The next and most recent lift to go in at Copper was, of course, the American Eagle detachable quad, replacing the old covered “F” chair in 1989. Quad technology had come a long way since ’86, as did the experience of the people who put them in at Copper.
Not all expansions at Copper Mountain have to do with lifts. Last year, Copper Mountain’s new addition was the Copper Commons building; a five million dollar enterprise that created a bigger day lodge as well as additional conference space. What lies ahead is still in the planning stage, but some of the things in store for Copper skiers could include the following:
Copper Bowl.
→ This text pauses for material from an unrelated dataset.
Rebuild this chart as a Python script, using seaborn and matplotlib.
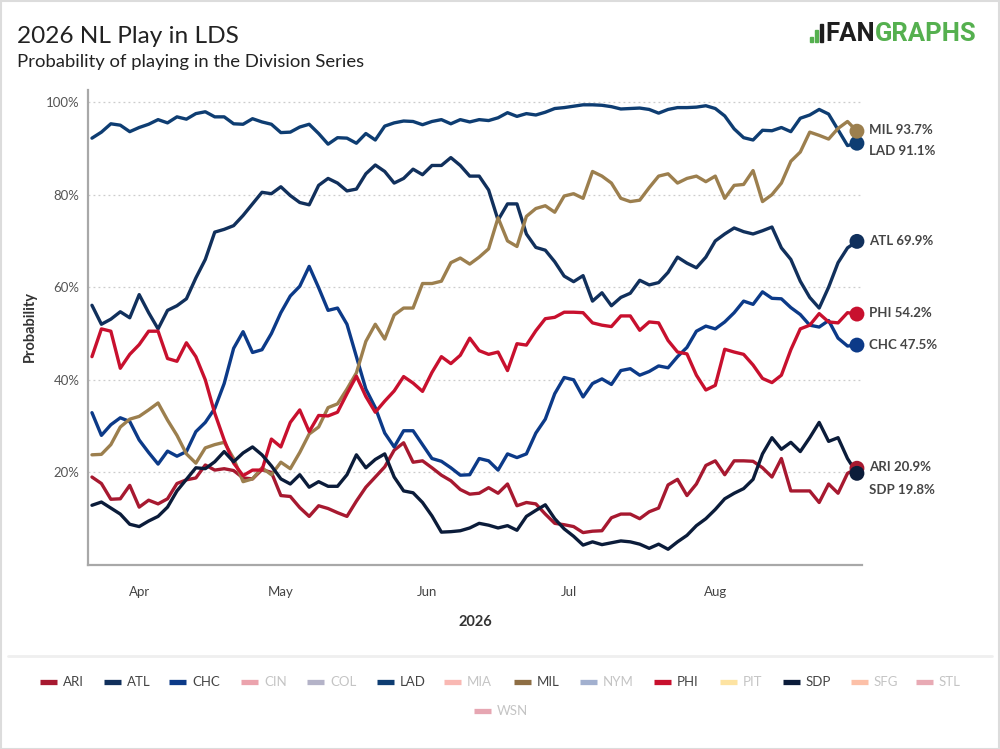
import numpy as np
import pandas as pd
import matplotlib
matplotlib.use('Agg')
import matplotlib.pyplot as plt
from matplotlib.lines import Line2D
from matplotlib.patches import Rectangle
import seaborn as sns

# ---------------- data ----------------
dates = pd.date_range('2026-03-22', '2026-08-31', freq='2D')

teams = ['ARI', 'ATL', 'CHC', 'LAD', 'MIL', 'PHI', 'SDP']

ari = [19.0, 17.6, 14.2, 14.3, 17.2, 12.5, 14.0, 13.2, 14.3, 17.6,
       18.4, 18.8, 21.6, 20.5, 20.8, 20.4, 18.8, 18.6, 20.6, 20.0,
       15.0, 14.8, 12.4, 10.5, 12.8, 12.2, 11.3, 10.5, 13.8, 16.8,
       19.0, 21.2, 24.8, 26.4, 22.2, 22.5, 21.0, 19.4, 18.2, 16.3,
       15.3, 15.5, 16.7, 15.5, 17.5, 12.8, 13.5, 13.2, 11.0, 9.0,
       8.7, 8.3, 7.0, 7.3, 7.4, 10.2, 11.0, 11.0, 10.0, 11.5,
       12.3, 17.3, 18.5, 15.0, 17.5, 21.5, 22.5, 19.5, 22.5, 22.5,
       22.4, 21.0, 19.0, 23.0, 16.0, 16.0, 16.0, 13.5, 17.5, 15.5,
       19.8, 20.9]
atl = [56.1, 52.0, 53.1, 54.7, 53.4, 58.4, 54.5, 51.0, 55.0, 56.0,
       57.5, 62.0, 66.0, 71.9, 72.5, 73.3, 75.5, 78.0, 80.5, 80.2,
       81.7, 79.8, 78.3, 77.8, 82.0, 83.5, 82.5, 80.8, 81.2, 84.5,
       86.4, 85.0, 82.5, 83.5, 85.5, 84.3, 86.3, 86.3, 88.0, 86.3,
       84.0, 84.0, 81.0, 74.5, 78.0, 78.0, 71.5, 68.6, 68.0, 65.5,
       62.4, 61.2, 62.5, 57.0, 58.8, 56.0, 57.8, 58.7, 61.5, 60.5,
       61.0, 63.2, 66.5, 65.2, 64.2, 66.5, 70.0, 71.5, 72.8, 72.0,
       71.5, 72.2, 73.0, 68.5, 66.0, 61.3, 57.8, 55.5, 60.0, 65.3,
       68.5, 69.9]
chc = [32.9, 28.0, 30.3, 31.8, 31.0, 27.0, 24.3, 21.8, 24.6, 23.5,
       24.5, 28.8, 30.8, 33.8, 39.2, 46.8, 50.4, 45.9, 46.5, 50.0,
       54.5, 58.1, 60.2, 64.5, 59.9, 55.0, 55.5, 52.0, 45.0, 38.0,
       34.0, 28.5, 25.5, 29.0, 29.0, 26.0, 23.0, 22.4, 21.0, 19.4,
       19.5, 23.0, 22.5, 20.5, 24.0, 23.2, 24.0, 28.5, 31.5, 37.0,
       40.5, 40.0, 36.3, 39.2, 40.2, 39.0, 42.0, 42.4, 41.0, 41.8,
       43.0, 42.6, 45.0, 47.0, 50.5, 51.6, 51.0, 52.5, 54.5, 57.0,
       56.3, 59.0, 57.6, 57.5, 55.6, 54.1, 51.8, 51.4, 52.8, 49.0,
       47.3, 47.5]
lad = [92.2, 93.5, 95.3, 95.0, 93.6, 94.5, 95.2, 96.2, 95.5, 96.8,
       96.3, 97.5, 97.9, 96.8, 96.8, 95.3, 95.2, 96.4, 95.7, 95.2,
       93.4, 93.5, 94.6, 95.2, 93.2, 90.9, 92.3, 92.2, 91.1, 93.2,
       91.8, 94.8, 95.5, 95.9, 95.8, 95.1, 95.8, 96.2, 95.3, 96.2,
       95.7, 96.2, 96.0, 96.6, 97.7, 96.9, 97.5, 97.2, 97.8, 98.6,
       98.8, 99.1, 99.4, 99.4, 99.3, 99.0, 98.5, 98.6, 98.7, 98.4,
       97.6, 98.4, 98.8, 98.8, 98.9, 99.2, 98.6, 97.0, 94.2, 92.3,
       91.8, 93.9, 93.8, 94.5, 93.6, 96.5, 97.2, 98.4, 97.4, 94.0,
       90.6, 91.1]
mil = [23.8, 23.9, 26.0, 29.8, 31.5, 32.1, 33.5, 35.0, 31.3, 28.0,
       24.0, 22.0, 25.3, 26.0, 26.5, 23.0, 18.0, 18.6, 21.0, 19.5,
       22.2, 20.8, 24.3, 28.3, 29.8, 34.0, 34.8, 38.0, 41.5, 48.3,
       52.0, 48.8, 54.0, 55.5, 55.5, 60.8, 60.8, 61.3, 65.3, 66.3,
       65.0, 66.5, 68.3, 75.0, 70.0, 68.8, 75.3, 77.0, 77.6, 76.2,
       79.7, 80.2, 79.2, 85.0, 84.0, 82.5, 79.2, 78.5, 78.8, 81.5,
       84.0, 84.5, 82.5, 83.5, 84.0, 82.8, 84.0, 79.2, 82.0, 82.2,
       85.2, 78.5, 80.0, 82.5, 87.2, 89.2, 93.5, 92.8, 92.0, 94.3,
       95.8, 93.7]
phi = [45.0, 51.0, 50.5, 42.5, 45.5, 47.6, 50.5, 50.5, 44.6, 44.0,
       48.0, 45.0, 40.0, 32.8, 27.0, 22.0, 19.3, 20.5, 20.5, 27.2,
       25.5, 30.8, 33.5, 28.8, 32.3, 32.2, 33.0, 37.0, 40.8, 36.4,
       33.0, 35.4, 37.6, 40.7, 39.3, 37.5, 41.6, 45.0, 43.5, 45.3,
       49.0, 46.3, 45.5, 46.0, 42.0, 47.8, 47.5, 50.6, 53.2, 53.5,
       54.6, 54.6, 54.5, 52.3, 51.8, 51.5, 53.8, 53.8, 50.7, 52.5,
       52.3, 48.5, 46.0, 45.6, 41.0, 37.8, 38.8, 46.6, 46.0, 45.5,
       43.2, 40.3, 39.4, 41.0, 46.5, 51.0, 51.8, 54.3, 52.5, 52.3,
       54.5, 54.2]
sdp = [12.9, 13.6, 12.3, 11.0, 8.8, 8.3, 9.5, 10.5, 12.5, 16.0,
       18.5, 21.0, 20.8, 22.3, 24.5, 22.3, 24.2, 25.5, 23.8, 21.4,
       18.6, 17.5, 19.5, 16.8, 18.0, 17.0, 17.0, 19.5, 23.8, 21.0,
       22.8, 24.0, 19.0, 16.0, 15.6, 13.5, 10.6, 7.1, 7.2, 7.4,
       8.0, 9.0, 8.6, 8.0, 8.5, 7.5, 10.5, 11.8, 13.0, 10.0,
       7.8, 6.2, 4.3, 5.0, 4.4, 4.8, 5.2, 5.0, 4.5, 3.6,
       4.5, 3.4, 5.0, 6.4, 8.5, 10.0, 12.0, 14.3, 15.5, 16.5,
       18.5, 24.0, 27.5, 25.0, 26.5, 24.5, 27.5, 30.8, 26.7, 27.5,
       23.0, 19.8]

series = {'ARI': ari, 'ATL': atl, 'CHC': chc, 'LAD': lad,
          'MIL': mil, 'PHI': phi, 'SDP': sdp}

line_colors = {'ARI': '#A71930', 'ATL': '#11305C', 'CHC': '#0C3A88',
               'LAD': '#0E3D72', 'MIL': '#9C7F4E', 'PHI': '#C8102E',
               'SDP': '#0B1C3A'}

legend_teams = ['ARI', 'ATL', 'CHC', 'CIN', 'COL', 'LAD', 'MIA', 'MIL',
                'NYM', 'PHI', 'PIT', 'SDP', 'SFG', 'STL', 'WSN']
legend_colors = ['#A71930', '#11305C', '#0C3A88', '#EBA3AD', '#B4B3C8',
                 '#0E3D72', '#F9B8B3', '#8E6E44', '#A2B0CF', '#C8102E',
                 '#FDE3A2', '#0B1C3A', '#FCC0A8', '#E8AAB4', '#E6A6B2']
legend_active = ['ARI', 'ATL', 'CHC', 'LAD', 'MIL', 'PHI', 'SDP']

month_ticks = ['2026-04-01', '2026-05-01', '2026-06-01', '2026-07-01', '2026-08-01']
month_labels = ['Apr', 'May', 'Jun', 'Jul', 'Aug']
ytick_vals = [20, 40, 60, 80, 100]

# ---------------- style ----------------
sns.set_theme(style='white')
plt.rcParams['font.family'] = ['Lato', 'DejaVu Sans']

W, H = 1000, 749
fig = plt.figure(figsize=(W / 100, H / 100), dpi=100)
fig.patch.set_facecolor('white')

ax_l, ax_r, ax_t, ax_b = 88, 862, 90, 565
ax = fig.add_axes([ax_l / W, 1 - ax_b / H, (ax_r - ax_l) / W, (ax_b - ax_t) / H])

df = pd.DataFrame({
    'date': np.tile(dates, len(teams)),
    'team': np.repeat(teams, len(dates)),
    'value': np.concatenate([series[t] for t in teams]),
})
sns.lineplot(data=df, x='date', y='value', hue='team', hue_order=teams,
             palette=line_colors, linewidth=2.4, legend=False, ax=ax,
             estimator=None)

apr1 = pd.Timestamp('2026-04-01')
ax.set_xlim(apr1 + pd.Timedelta(days=-10.84), apr1 + pd.Timedelta(days=153.07))
ax.set_ylim(0, 102.6)

ax.set_yticks(ytick_vals)
ax.set_yticklabels([f'{v}%' for v in ytick_vals])
ax.set_xticks(pd.to_datetime(month_ticks))
ax.set_xticklabels(month_labels)
ax.tick_params(axis='y', length=0, pad=6, labelsize=9.5, labelcolor='#555555')
ax.tick_params(axis='x', length=0, pad=15, labelsize=9.5, labelcolor='#444444')
ax.set_xlabel('')
ax.set_ylabel('')

ax.yaxis.grid(True, linestyle=(0, (1.5, 2.5)), color='#cccccc', linewidth=0.9)
ax.xaxis.grid(False)
for s in ['top', 'right']:
    ax.spines[s].set_visible(False)
for s in ['left', 'bottom']:
    ax.spines[s].set_color('#a8a8a8')
    ax.spines[s].set_linewidth(1.6)

# end dots and labels
label_dy_px = {'MIL': 1, 'LAD': -8, 'ATL': 0, 'PHI': 1, 'CHC': 0, 'ARI': 1, 'SDP': -17}
for t in teams:
    v = series[t][-1]
    ax.scatter([dates[-1]], [v], s=115, color=line_colors[t], zorder=6,
               edgecolor='none', clip_on=False)
for t in teams:
    v = series[t][-1]
    ax.annotate(f'{t} {v:.1f}%', xy=(dates[-1], v),
                xytext=(12 * 0.72, label_dy_px[t] * 0.72), textcoords='offset points',
                ha='left', va='center', fontsize=9.5, fontweight='bold',
                color='#454545', annotation_clip=False)

# axis titles
fig.text((ax_l + ax_r) / 2 / W, 1 - 622 / H, '2026', ha='center', va='center',
         fontsize=10.5, fontweight='bold', color='#333333')
fig.text(30 / W, 1 - 327 / H, 'Probability', ha='center', va='center',
         rotation=90, fontsize=10.5, fontweight='bold', color='#333333')

# title / subtitle
fig.text(17 / W, 1 - 43 / H, '2026 NL Play in LDS', ha='left', va='baseline',
         fontsize=17.6, color='#222222')
fig.text(17 / W, 1 - 67 / H, 'Probability of playing in the Division Series',
         ha='left', va='baseline', fontsize=13.3, color='#222222')

# logo
t_gr = fig.text(977 / W, 1 - 41 / H, 'GRAPHS', ha='right', va='baseline',
                fontsize=18.5, fontweight='bold', color='#55b04f',
                family=['Roboto', 'DejaVu Sans'])
fig.canvas.draw()
bb = t_gr.get_window_extent()
t_fan = fig.text(bb.x0 / fig.bbox.width, 1 - 41 / H, 'FAN', ha='right', va='baseline',
                 fontsize=18.5, fontweight='bold', color='#1e1e1e',
                 family=['Roboto', 'DejaVu Sans'])
fig.canvas.draw()
bb2 = t_fan.get_window_extent()
x0 = bb2.x0 - 16
for i, (hh, col) in enumerate([(5, '#55b04f'), (12, '#55b04f'), (18, '#1e1e1e')]):
    fig.patches.append(Rectangle(((x0 + i * 5) / W, (H - 42) / H), 3 / W, hh / H,
                                 transform=fig.transFigure, color=col, zorder=5))

# separator and border
fig.add_artist(Line2D([8 / W, 992 / W], [1 - 656 / H, 1 - 656 / H],
                      transform=fig.transFigure, color='#efefef', linewidth=2))
fig.patches.append(Rectangle((0.5 / W, 0.5 / H), 1 - 1.5 / W, 1 - 1.5 / H,
                             transform=fig.transFigure, fill=False,
                             edgecolor='#dcdcdc', linewidth=1.5))

# legend (manual layout)
handle_x = [40, 104, 169, 241, 307, 377, 444, 514, 580, 654, 720, 783, 851, 916, 474]
row_y = [682] * 14 + [711]
for name, col, hx, ry in zip(legend_teams, legend_colors, handle_x, row_y):
    yf = 1 - ry / H
    fig.add_artist(Line2D([hx / W, (hx + 17) / W], [yf, yf], transform=fig.transFigure,
                          color=col, linewidth=3.8, solid_capstyle='butt'))
    fig.text((hx + 23) / W, yf, name, ha='left', va='center', fontsize=9.5,
             color='#444444' if name in legend_active else '#c4c4c4')

fig.savefig('out.png', dpi=100, facecolor='white')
Bowl skiing is the “next big thing” at ski areas these days and, while Copper already boast four areas of bowl terrain, opening up Copper Bowl (the other side of Union Peak atop “S” lift) would seem to be a priority. The Copper Bowl expansion idea encompasses thoughts of one to three lifts to access this incredible terrain.
B Lift quad. While its construction and mere presence might present some conflict with the golf course, a detachable quad, along with snowmaking up that side of the hill, is another major project under consideration. Replacing “B” and “B1” with two fixed-grip triples is also a possibility.
A2 — Graveline Gulch. This lift, if done, would open up the east side of Copper Mountain which is now only accessible through the “Extreme Experience” guided skiing program. The lift would run between Graveline and Spaulding Bowl.
Guller Creek. Another area west of the Union Creek area served by K and L lifts would open up another area.
These areas, while not in the current ski area boundary defined by Copper Mountain, are still in the permit boundary allowed by the U.S. Forest Service. Were Copper Mountain ready to expand in this direction, permission to do so from the Forest Service would probably not be a big obstacle.
Which is to say: stick around, it will only get better here at Copper Mountain.